The Birds and the Bees

I first published the picture below on 12th May 2011. My Pyracantha bushes were laden with blossom and I needed some bees to pollinate it. They did a pretty good job for later in the year all that blossom turned into nice red berries and we were delighted when a couple of Fieldfares turned up one day to be followed a few days later by a whole flock. They stuck around for a few days feasting on those berries and then they were gone. I’m rather hoping they remember and return again this year.

Which leads me to the curious question of bees and what’s going on – the reports of Colony Collapse Disorder in the media. So off I went to Wanstead Library for a free showing of the film ‘Queen of the Sun’ put on by our friendly Wanstead and Woodford Friends of the Earth people. It was packed out, more chairs were needed, and if you get the chance it is well worth a view. It is not really about bees, but about us, Human Beings and how we have lost touch with the natural environment that supports our own existence – Nature Deficit Disorder.

Bees, like foxes, are thriving in urban environments. It is the countryside where they are having problems. Some put this down to the pesticides used by farmers but the biggy for me was Monoculture. Bees need to feed all year round to survive, so they need plants and shrubs that blossom at different times of year. This is the contract between the plants and the bees. The plants know that they have to share the bees on flexi-working otherwise they won’t be there next year. In urban environments there is an abundance of plant diversity as we gardeners and allotmenteers are all growing different stuff. Even window boxes help and some people have roof gardens in densely popualted areas. But out in the country it’s not like that.

Out in the countryside there are fields after fields of the same crop and the hegerows are disappearing. I don’t think it is so bad here in good old blighty, simply because we don’t seem to do much farming these days, in fact we don’t seem to do much of anything productive other than “financial services”.
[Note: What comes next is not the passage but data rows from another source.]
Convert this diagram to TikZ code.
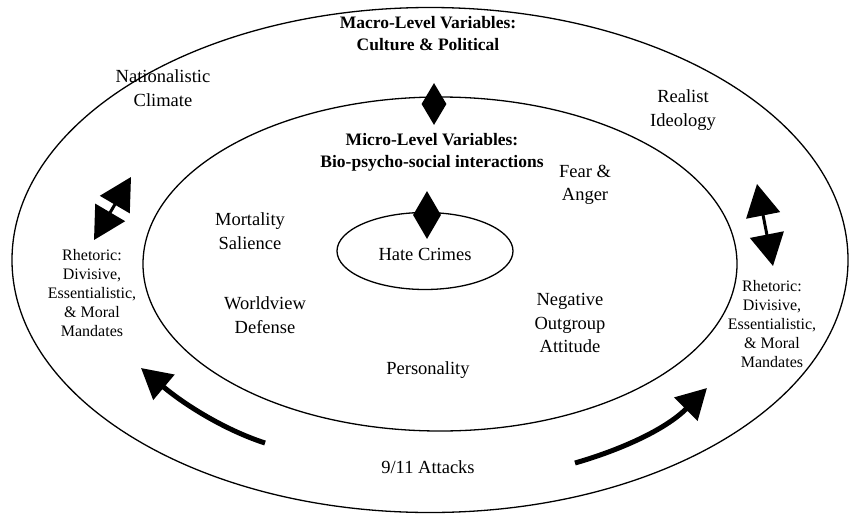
\documentclass[tikz,border=0pt]{standalone}
\usepackage{fontspec}
\setmainfont{Liberation Serif}
\usetikzlibrary{arrows.meta,shapes.geometric}
\definecolor{ink}{HTML}{000000}
\definecolor{paper}{HTML}{FFFFFF}
\tikzset{
  ring/.style={draw=ink, line width=1.3pt, ellipse, inner sep=0pt},
  gem/.style={diamond, fill=ink, inner sep=0pt},
  lbl/.style={text=ink, font=\fontsize{18.5}{23.5}\selectfont, align=center},
  hlbl/.style={text=ink, font=\fontsize{17.5}{22}\selectfont\bfseries, align=center},
  slbl/.style={text=ink, font=\fontsize{16}{19}\selectfont, align=center},
  link/.style={draw=ink, line width=3pt,
    {Triangle[length=32pt,width=34pt]}-{Triangle[length=32pt,width=34pt]}},
  flow/.style={draw=ink, line width=5pt, -{Triangle[length=30pt,width=32pt]}}
}

\begin{document}
\begin{tikzpicture}[x=1pt, y=-1pt]
  \useasboundingbox[fill=paper] (0,0) rectangle (850,514);

  % rings
  \node[ring, minimum width=836pt, minimum height=505pt] (macro) at (430,260) {};
  \node[ring, minimum width=594pt, minimum height=334pt] (micro) at (440,264) {};
  \node[ring, minimum width=176pt, minimum height=77pt] (hate) at (425,251) {};

  % diamonds on the rings
  \node[gem, minimum width=25pt, minimum height=42pt] (gemA) at (434,104) {};
  \node[gem, minimum width=28pt, minimum height=48pt] (gemB) at (427,215) {};

  % headings
  \node[hlbl] (macrot) at (428,34) {Macro-Level Variables:\\Culture \& Political};
  \node[hlbl] (microt) at (432,152) {Micro-Level Variables:\\Bio-psycho-social interactions};
  \node[lbl] (hatet) at (425,254) {Hate Crimes};

  % macro labels
  \node[lbl] (clim) at (163,88) {Nationalistic\\Climate};
  \node[lbl] (ideo) at (683,110) {Realist\\Ideology};
  \node[slbl] (rhetL) at (92,293) {Rhetoric:\\Divisive,\\Essentialistic,\\\& Moral\\Mandates};
  \node[slbl] (rhetR) at (772,324) {Rhetoric:\\Divisive,\\Essentialistic,\\\& Moral\\Mandates};
  \node[lbl] (attk) at (428,467) {9/11 Attacks};

  % micro labels
  \node[lbl] (mort) at (250,231) {Mortality\\Salience};
  \node[lbl] (fear) at (585,185) {Fear \&\\Anger};
  \node[lbl] (world) at (265,315) {Worldview\\Defense};
  \node[lbl] (outg) at (570,323) {Negative\\Outgroup\\Attitude};
  \node[lbl] (pers) at (428,370) {Personality};

  % arrows
  \coordinate (lA) at (94,240);
  \coordinate (lB) at (131,177);
  \coordinate (rA) at (757,184);
  \coordinate (rB) at (773,266);
  \draw[link] (lA) -- (lB);
  \draw[link] (rA) -- (rB);

  \coordinate (fL0) at (265,443);
  \coordinate (fL1) at (141,368);
  \coordinate (fR0) at (575,463);
  \coordinate (fR1) at (707,388);
  \draw[flow] (fL0) .. controls (225,430) and (185,405) .. (fL1);
  \draw[flow] (fR0) .. controls (620,450) and (665,430) .. (fR1);
\end{tikzpicture}
\end{document}
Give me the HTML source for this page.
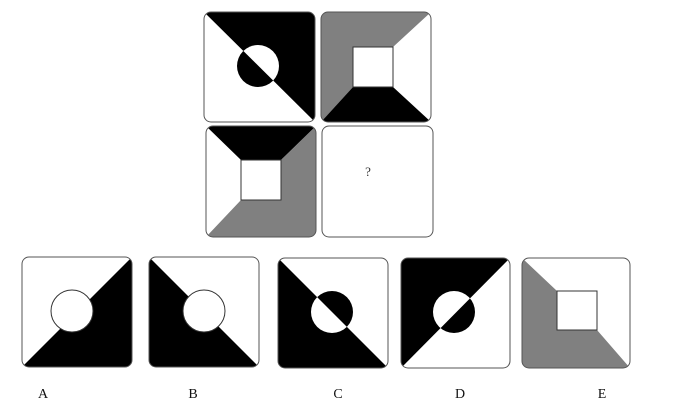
<!DOCTYPE html>
<html><head><style>html,body{margin:0;padding:0;background:#fff;width:678px;height:407px;overflow:hidden}</style></head>
<body>
<svg width="678" height="407" viewBox="0 0 678 407" xmlns="http://www.w3.org/2000/svg" font-family="Liberation Serif, serif">
<defs>
<clipPath id="c1"><rect x="204" y="12" width="111" height="110" rx="7"/></clipPath>
<clipPath id="c2"><rect x="321" y="12" width="110" height="110" rx="7"/></clipPath>
<clipPath id="c3"><rect x="206" y="126" width="110" height="111" rx="7"/></clipPath>
<clipPath id="cA"><rect x="22" y="257" width="110" height="110" rx="7"/></clipPath>
<clipPath id="cB"><rect x="149" y="257" width="110" height="110" rx="7"/></clipPath>
<clipPath id="cC"><rect x="278" y="258" width="110" height="110" rx="7"/></clipPath>
<clipPath id="cD"><rect x="401" y="258" width="109" height="110" rx="7"/></clipPath>
<clipPath id="cE"><rect x="522" y="258" width="108" height="110" rx="7"/></clipPath>
<clipPath id="h1"><polygon points="204,12 315,122 315,12"/></clipPath>
<clipPath id="hC"><polygon points="278,258 388,368 388,258"/></clipPath>
<clipPath id="hD"><polygon points="401,258 510,258 401,368"/></clipPath>
</defs>

<!-- tile 1 -->
<g clip-path="url(#c1)">
<rect x="204" y="12" width="111" height="110" fill="#fff"/>
<polygon points="204,12 315,122 315,12" fill="#000"/>
<circle cx="258" cy="66" r="21" fill="#000"/>
<circle cx="258" cy="66" r="21" fill="#fff" clip-path="url(#h1)"/>
</g>
<rect x="204" y="12" width="111" height="110" rx="7" fill="none" stroke="#555" stroke-width="1"/>

<!-- tile 2 -->
<g clip-path="url(#c2)">
<rect x="321" y="12" width="110" height="110" fill="#fff"/>
<polygon points="321,12 431,12 393,47 353,47 353,87 321,122" fill="#808080"/>
<polygon points="321,122 353,87 393,87 431,122" fill="#000"/>
<rect x="353" y="47" width="40" height="40" fill="#fff" stroke="#333"/>
</g>
<rect x="321" y="12" width="110" height="110" rx="7" fill="none" stroke="#555"/>

<!-- tile 3 -->
<g clip-path="url(#c3)">
<rect x="206" y="126" width="110" height="111" fill="#fff"/>
<polygon points="206,126 316,126 281,160 241,160" fill="#000"/>
<polygon points="316,126 316,237 206,237 241,200 281,200 281,160" fill="#808080"/>
<rect x="241" y="160" width="40" height="40" fill="#fff" stroke="#333"/>
</g>
<rect x="206" y="126" width="110" height="111" rx="7" fill="none" stroke="#555"/>

<!-- tile 4 -->
<rect x="322" y="126" width="111" height="111" rx="7" fill="#fff" stroke="#555"/>
<text x="368" y="176" font-size="13" text-anchor="middle" fill="#333">?</text>

<!-- A -->
<g clip-path="url(#cA)">
<rect x="22" y="257" width="110" height="110" fill="#fff"/>
<polygon points="22,367 132,257 132,367" fill="#000"/>
<circle cx="72" cy="311" r="21" fill="#fff" stroke="#333"/>
</g>
<rect x="22" y="257" width="110" height="110" rx="7" fill="none" stroke="#555"/>

<!-- B -->
<g clip-path="url(#cB)">
<rect x="149" y="257" width="110" height="110" fill="#fff"/>
<polygon points="149,257 259,367 149,367" fill="#000"/>
<circle cx="204" cy="311" r="21" fill="#fff" stroke="#333"/>
</g>
<rect x="149" y="257" width="110" height="110" rx="7" fill="none" stroke="#555"/>

<!-- C -->
<g clip-path="url(#cC)">
<rect x="278" y="258" width="110" height="110" fill="#fff"/>
<polygon points="278,258 388,368 278,368" fill="#000"/>
<circle cx="332" cy="312" r="21" fill="#fff"/>
<circle cx="332" cy="312" r="21" fill="#000" clip-path="url(#hC)"/>
</g>
<rect x="278" y="258" width="110" height="110" rx="7" fill="none" stroke="#555"/>

<!-- D -->
<g clip-path="url(#cD)">
<rect x="401" y="258" width="109" height="110" fill="#fff"/>
<polygon points="401,258 510,258 401,368" fill="#000"/>
<circle cx="454" cy="312" r="21" fill="#000"/>
<circle cx="454" cy="312" r="21" fill="#fff" clip-path="url(#hD)"/>
</g>
<rect x="401" y="258" width="109" height="110" rx="7" fill="none" stroke="#555"/>

<!-- E -->
<g clip-path="url(#cE)">
<rect x="522" y="258" width="108" height="110" fill="#fff"/>
<polygon points="522,258 557,291 557,330 597,330 630,368 522,368" fill="#808080"/>
<rect x="557" y="291" width="40" height="39" fill="#fff" stroke="#333"/>
</g>
<rect x="522" y="258" width="108" height="110" rx="7" fill="none" stroke="#555"/>

<g font-size="14" fill="#111" text-anchor="middle">
<text x="43" y="398">A</text>
<text x="193" y="398">B</text>
<text x="338" y="398">C</text>
<text x="460" y="398">D</text>
<text x="602" y="398">E</text>
</g>
</svg>
</body></html>
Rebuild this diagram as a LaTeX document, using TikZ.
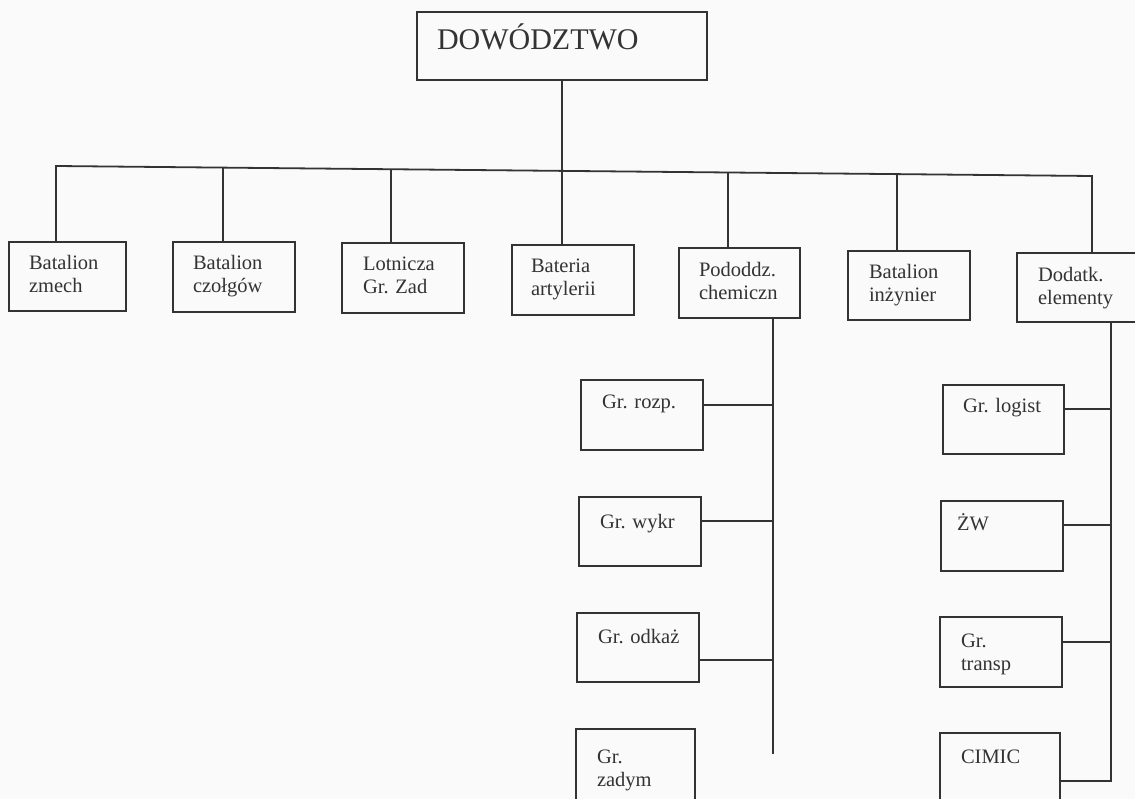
\documentclass[tikz,border=0pt]{standalone}
\usepackage{fontspec}
\setmainfont{Liberation Serif}
\definecolor{linec}{HTML}{333333}
\definecolor{textc}{HTML}{333333}
\definecolor{bgc}{HTML}{FAFAFA}
\newcommand\tl[1]{\begin{tabular}[t]{@{}l@{}}#1\end{tabular}}
\tikzset{
  orgbox/.style={draw=linec, line width=1.8pt, rectangle, inner sep=0pt, outer sep=0pt, anchor=north west},
  lbl/.style={anchor=base west, inner sep=0pt, outer sep=0pt, text=textc, font=\fontsize{20.5}{23}\selectfont},
  biglbl/.style={anchor=base west, inner sep=0pt, outer sep=0pt, text=textc, font=\fontsize{30}{34}\selectfont},
  conn/.style={draw=linec, line width=1.8pt},
}
\begin{document}
\begin{tikzpicture}[x=1pt, y=-1pt]
\useasboundingbox (0,0) rectangle (1135,799);
\fill[bgc] (0,0) rectangle (1135,799);

% command
\node[orgbox, minimum width=290pt, minimum height=68pt] (dow) at (417,12) {};
\node[biglbl] (dow-t) at (437,50) {DOWÓDZTWO};

% first level
\node[orgbox, minimum width=117pt, minimum height=69pt] (zmech) at (9,242) {};
\node[lbl] (zmech-t) at (29,270) {\tl{Batalion\\zmech}};
\node[orgbox, minimum width=122pt, minimum height=70pt] (czolg) at (173,242) {};
\node[lbl] (czolg-t) at (193,270) {\tl{Batalion\\czołgów}};
\node[orgbox, minimum width=122pt, minimum height=70pt] (lotn) at (342,243) {};
\node[lbl] (lotn-t) at (363,271) {\tl{Lotnicza\\Gr. Zad}};
\node[orgbox, minimum width=122pt, minimum height=70pt] (bat) at (512,245) {};
\node[lbl] (bat-t) at (531,273) {\tl{Bateria\\artylerii}};
\node[orgbox, minimum width=121pt, minimum height=70pt] (chem) at (679,248) {};
\node[lbl] (chem-t) at (699,277) {\tl{Pododdz.\\chemiczn}};
\node[orgbox, minimum width=122pt, minimum height=69pt] (inz) at (848,251) {};
\node[lbl] (inz-t) at (869,279) {\tl{Batalion\\inżynier}};
\node[orgbox, minimum width=125pt, minimum height=69pt] (dod) at (1017,253) {};
\node[lbl] (dod-t) at (1038,282) {\tl{Dodatk.\\elementy}};

% chemical sub-units
\node[orgbox, minimum width=122pt, minimum height=70pt] (rozp) at (581,380) {};
\node[lbl] (rozp-t) at (602,409) {Gr. rozp.};
\node[orgbox, minimum width=122pt, minimum height=69pt] (wykr) at (579,497) {};
\node[lbl] (wykr-t) at (600,528) {Gr. wykr};
\node[orgbox, minimum width=122pt, minimum height=69pt] (odkaz) at (577,613) {};
\node[lbl] (odkaz-t) at (598,643) {Gr. odkaż};
\node[orgbox, minimum width=119pt, minimum height=80pt] (zadym) at (576,729) {};
\node[lbl] (zadym-t) at (597,763) {\tl{Gr.\\zadym}};

% additional elements
\node[orgbox, minimum width=121pt, minimum height=69pt] (logist) at (943,385) {};
\node[lbl] (logist-t) at (963,413) {Gr. logist};
\node[orgbox, minimum width=122pt, minimum height=70pt] (zw) at (941,501) {};
\node[lbl] (zw-t) at (957,530) {ŻW};
\node[orgbox, minimum width=122pt, minimum height=70pt] (transp) at (940,617) {};
\node[lbl] (transp-t) at (961,647) {\tl{Gr.\\transp}};
\node[orgbox, minimum width=120pt, minimum height=80pt] (cimic) at (940,733) {};
\node[lbl] (cimic-t) at (961,763) {CIMIC};

% bus
\coordinate (j1) at (56,166);
\coordinate (j2) at (223,168);
\coordinate (j3) at (391,169);
\coordinate (j4) at (562,171);
\coordinate (j5) at (728,172);
\coordinate (j6) at (897,174);
\coordinate (j7) at (1092,176);

\draw[conn] (dow.south -| j4) -- (j4);
\draw[conn] (zmech.north -| j1) -- (j1) -- (j7) -- (j7 |- dod.north);
\draw[conn] (j2) -- (j2 |- czolg.north);
\draw[conn] (j3) -- (j3 |- lotn.north);
\draw[conn] (j4) -- (j4 |- bat.north);
\draw[conn] (j5) -- (j5 |- chem.north);
\draw[conn] (j6) -- (j6 |- inz.north);

% chemical column
\coordinate (cv) at (773,0);
\coordinate (cend) at (773,754);
\draw[conn] (chem.south -| cv) -- (cend);
\draw[conn] ([yshift=-25pt]rozp.north east) -- ([yshift=-25pt]rozp.north east -| cv);
\draw[conn] ([yshift=-24pt]wykr.north east) -- ([yshift=-24pt]wykr.north east -| cv);
\draw[conn] ([yshift=-47pt]odkaz.north east) -- ([yshift=-47pt]odkaz.north east -| cv);

% additional column
\coordinate (dv) at (1111,0);
\draw[conn] (dod.south -| dv) -- ([yshift=-48pt]cimic.north east -| dv) -- ([yshift=-48pt]cimic.north east);
\draw[conn] ([yshift=-24pt]logist.north east) -- ([yshift=-24pt]logist.north east -| dv);
\draw[conn] ([yshift=-24pt]zw.north east) -- ([yshift=-24pt]zw.north east -| dv);
\draw[conn] ([yshift=-25pt]transp.north east) -- ([yshift=-25pt]transp.north east -| dv);
\end{tikzpicture}
\end{document}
The example used in the flim was from the United States. In California the main crop is the Almond. As you can imagine with our friends across the pond the exercise is huge, they do like to do things “big”. Viewing from an aeroplane it was massive – row after row of neatly spaced almond trees and nothing else. Absolutely nothing else. And no bees. This is because the almond trees blossom for a couple of weeks in the spring and there is no food for the bees over the rest of the year. You can hardly expect them to stick around in these circumstances. But these people are Americans. So what they do is truck the bees in for a fortnights holiday on the west coast. Masses of them. They have industrial beekeepers elsewhere in the country who just tape up their hives with cling film and load them onto huge lorries (that’s English for Truck) with a fork lift and hundreds, possibly thousands, of these form convoys on the interstate highways burning rubber and oil on the way.

Working with nature, letting nature do the work for you, seems to be a forgotten wisdom. But Mother Nature has a habit of coming back at us and biting our bums when we don’t play ball.